Core Regulatory Expectations (Three Pillars)

  1. Accuracy & Evidence-Based: Generic or template-driven content is no longer acceptable. Assessments must demonstrate clear links between:
    • Inherent risk
    • Control effectiveness
    • Residual exposure with credible supporting evidence.
  2. Completeness & Consistency:
    • Dynamic, living documents rather than “recycled” spreadsheets with cosmetic updates.
    • Full coverage of the organisation’s scale, complexity, products, business units, and jurisdictions.
    • Zero tolerance for inconsistent risk ratings across business units (a major red flag for weak governance).
  3. Integration with Risk Appetite & Governance:
    • Residual risk must be explicitly aligned with the Board-approved risk appetite.
    • Clear articulation of acceptable risk levels, compensating controls, escalation triggers, and decisions to remediate or decline business.
    • Senior management and the MLRO must be able to explain methodology, variances, and governance decisions without hesitation.

Global Convergence

Expectations have converged significantly across major regulators, including:

  • JFSC (Jersey)
  • GFSC (Guernsey)
  • MFSC (Mauritius)
  • FSA (IOM)
  • FCA (UK)
  • AUSTRAC (Australia)
  • MAS (Singapore)
  • FinCEN (US)
  • FSCA (South Africa)
  • Gulf and European supervisors

Even previously “less mature” jurisdictions now face standards once reserved for large international banks. Regulatory expectations continue to rise rapidly.

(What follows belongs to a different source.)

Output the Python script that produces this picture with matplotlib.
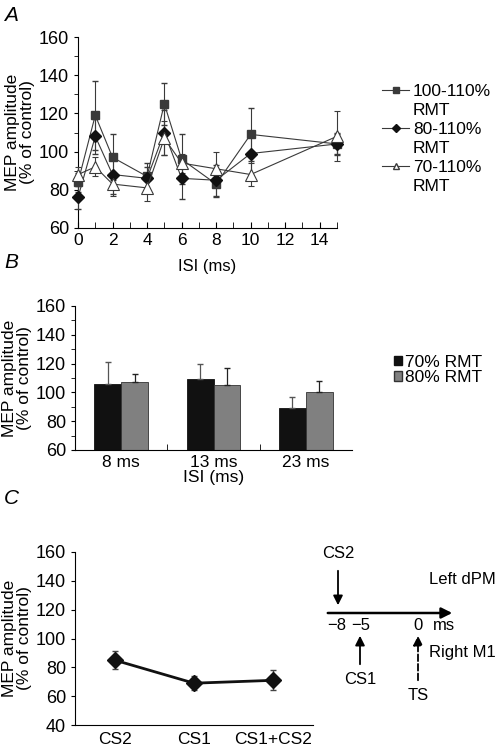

Strategic Implications for the Board

  • The financial crime EWRA  is now one of the most consequential documents the organisation produces.
  • Boards are expected to actively challenge results, ensure adequate remediation funding, and confirm that risk appetite is a live decision-making boundary, not just a policy document.
  • Organisations using purpose-built EWRA  platforms (instead of spreadsheets) are better positioned to demonstrate methodological discipline and consistency.

Recommended Board Position

Treat the EWRA as a strategic governance tool, not a compliance checkbox.

Early investment in mature, structured, evidence-based assessments delivers:

  • Stronger regulatory trust
  • Clearer understanding of real exposure
  • Faster response to emerging threats
  • Reduced risk of supervisory challenge or enforcement

Continuing to treat it as an afterthought risks regulatory criticism, programme weaknesses, and loss of strategic advantage.

Bottom line:

  • In today’s environment, a robust, defensible financial crime EWRA  is no longer optional — it is the cornerstone of a credible AML/CTF/CPF programme and a key indicator of organisational maturity.